Data section >>
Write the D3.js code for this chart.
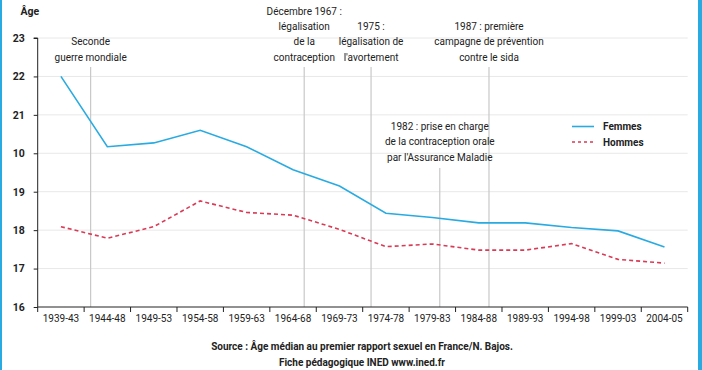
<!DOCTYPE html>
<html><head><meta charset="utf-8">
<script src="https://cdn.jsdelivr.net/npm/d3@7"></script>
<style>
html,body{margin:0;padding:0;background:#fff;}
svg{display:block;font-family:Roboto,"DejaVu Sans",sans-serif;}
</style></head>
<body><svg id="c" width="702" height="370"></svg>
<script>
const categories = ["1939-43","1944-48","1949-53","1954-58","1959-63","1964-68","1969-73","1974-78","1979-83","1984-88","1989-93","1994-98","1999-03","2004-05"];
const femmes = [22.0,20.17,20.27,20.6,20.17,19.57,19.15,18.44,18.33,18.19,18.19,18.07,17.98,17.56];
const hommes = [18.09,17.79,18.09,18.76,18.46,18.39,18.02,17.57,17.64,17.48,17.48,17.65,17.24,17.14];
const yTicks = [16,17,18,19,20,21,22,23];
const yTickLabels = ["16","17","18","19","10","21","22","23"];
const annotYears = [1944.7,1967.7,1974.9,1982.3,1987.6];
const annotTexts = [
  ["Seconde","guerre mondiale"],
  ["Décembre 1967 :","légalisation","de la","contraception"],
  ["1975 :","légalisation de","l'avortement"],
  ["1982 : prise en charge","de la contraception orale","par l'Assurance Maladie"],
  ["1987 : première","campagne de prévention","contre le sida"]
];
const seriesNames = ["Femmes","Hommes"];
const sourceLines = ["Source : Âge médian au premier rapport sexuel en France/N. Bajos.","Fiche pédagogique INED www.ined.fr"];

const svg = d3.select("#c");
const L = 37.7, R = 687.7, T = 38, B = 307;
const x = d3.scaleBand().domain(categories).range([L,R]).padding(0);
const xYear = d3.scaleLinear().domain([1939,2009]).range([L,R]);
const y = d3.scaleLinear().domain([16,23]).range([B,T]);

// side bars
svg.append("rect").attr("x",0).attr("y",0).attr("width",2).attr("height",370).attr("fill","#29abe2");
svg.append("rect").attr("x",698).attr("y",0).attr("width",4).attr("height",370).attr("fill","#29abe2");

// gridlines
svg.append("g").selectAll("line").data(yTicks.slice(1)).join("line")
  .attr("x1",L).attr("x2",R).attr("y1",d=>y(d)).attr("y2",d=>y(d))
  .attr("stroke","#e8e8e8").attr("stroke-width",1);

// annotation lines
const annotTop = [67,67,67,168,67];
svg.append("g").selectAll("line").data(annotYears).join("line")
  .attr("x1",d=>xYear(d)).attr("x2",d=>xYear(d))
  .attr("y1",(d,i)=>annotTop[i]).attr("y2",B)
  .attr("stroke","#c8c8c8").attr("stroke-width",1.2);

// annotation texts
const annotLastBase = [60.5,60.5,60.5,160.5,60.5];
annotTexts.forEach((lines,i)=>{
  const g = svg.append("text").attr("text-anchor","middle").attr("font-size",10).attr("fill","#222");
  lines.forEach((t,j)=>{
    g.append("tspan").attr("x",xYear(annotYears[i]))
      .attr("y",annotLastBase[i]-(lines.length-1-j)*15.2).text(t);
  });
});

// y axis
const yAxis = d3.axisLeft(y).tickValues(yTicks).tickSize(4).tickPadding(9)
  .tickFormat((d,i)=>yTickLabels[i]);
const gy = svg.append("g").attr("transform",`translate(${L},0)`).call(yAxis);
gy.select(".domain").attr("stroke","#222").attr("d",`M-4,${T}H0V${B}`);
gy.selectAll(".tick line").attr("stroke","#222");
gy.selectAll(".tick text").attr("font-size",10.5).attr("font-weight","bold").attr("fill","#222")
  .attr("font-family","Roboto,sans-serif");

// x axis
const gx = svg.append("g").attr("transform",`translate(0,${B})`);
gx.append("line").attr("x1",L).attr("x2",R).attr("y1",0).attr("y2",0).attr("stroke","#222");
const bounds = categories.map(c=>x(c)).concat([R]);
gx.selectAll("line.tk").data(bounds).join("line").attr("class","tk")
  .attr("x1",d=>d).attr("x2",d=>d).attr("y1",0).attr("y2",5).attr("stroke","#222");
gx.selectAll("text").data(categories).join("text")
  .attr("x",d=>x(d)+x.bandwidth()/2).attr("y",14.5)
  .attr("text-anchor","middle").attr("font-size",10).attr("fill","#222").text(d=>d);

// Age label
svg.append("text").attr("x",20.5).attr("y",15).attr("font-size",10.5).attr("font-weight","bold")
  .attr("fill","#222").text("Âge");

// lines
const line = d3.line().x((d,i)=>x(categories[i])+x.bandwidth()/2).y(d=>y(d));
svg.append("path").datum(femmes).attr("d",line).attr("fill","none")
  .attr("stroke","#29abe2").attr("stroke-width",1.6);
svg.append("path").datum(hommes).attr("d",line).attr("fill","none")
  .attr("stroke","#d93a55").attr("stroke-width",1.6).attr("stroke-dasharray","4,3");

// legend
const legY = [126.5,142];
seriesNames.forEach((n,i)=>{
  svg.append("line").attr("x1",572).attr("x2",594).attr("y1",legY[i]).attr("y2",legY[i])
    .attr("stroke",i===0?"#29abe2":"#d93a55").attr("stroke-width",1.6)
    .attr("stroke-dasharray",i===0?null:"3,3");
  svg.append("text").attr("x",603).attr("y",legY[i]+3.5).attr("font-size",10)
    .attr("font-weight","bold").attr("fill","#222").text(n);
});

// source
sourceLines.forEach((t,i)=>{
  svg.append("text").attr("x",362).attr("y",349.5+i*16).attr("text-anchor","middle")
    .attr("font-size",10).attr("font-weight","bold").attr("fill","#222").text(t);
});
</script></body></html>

Stated goal >> From the first line above to the line containing "Âge médian au", repeat each line exactly. Pictures stay out.

Solved problem >>
Write the D3.js code for this chart.
<!DOCTYPE html>
<html><head><meta charset="utf-8">
<script src="https://cdn.jsdelivr.net/npm/d3@7"></script>
<style>
html,body{margin:0;padding:0;background:#fff;}
svg{display:block;font-family:Roboto,"DejaVu Sans",sans-serif;}
</style></head>
<body><svg id="c" width="702" height="370"></svg>
<script>
const categories = ["1939-43","1944-48","1949-53","1954-58","1959-63","1964-68","1969-73","1974-78","1979-83","1984-88","1989-93","1994-98","1999-03","2004-05"];
const femmes = [22.0,20.17,20.27,20.6,20.17,19.57,19.15,18.44,18.33,18.19,18.19,18.07,17.98,17.56];
const hommes = [18.09,17.79,18.09,18.76,18.46,18.39,18.02,17.57,17.64,17.48,17.48,17.65,17.24,17.14];
const yTicks = [16,17,18,19,20,21,22,23];
const yTickLabels = ["16","17","18","19","10","21","22","23"];
const annotYears = [1944.7,1967.7,1974.9,1982.3,1987.6];
const annotTexts = [
  ["Seconde","guerre mondiale"],
  ["Décembre 1967 :","légalisation","de la","contraception"],
  ["1975 :","légalisation de","l'avortement"],
  ["1982 : prise en charge","de la contraception orale","par l'Assurance Maladie"],
  ["1987 : première","campagne de prévention","contre le sida"]
];
const seriesNames = ["Femmes","Hommes"];
const sourceLines = ["Source : Âge médian au premier rapport sexuel en France/N. Bajos.","Fiche pédagogique INED www.ined.fr"];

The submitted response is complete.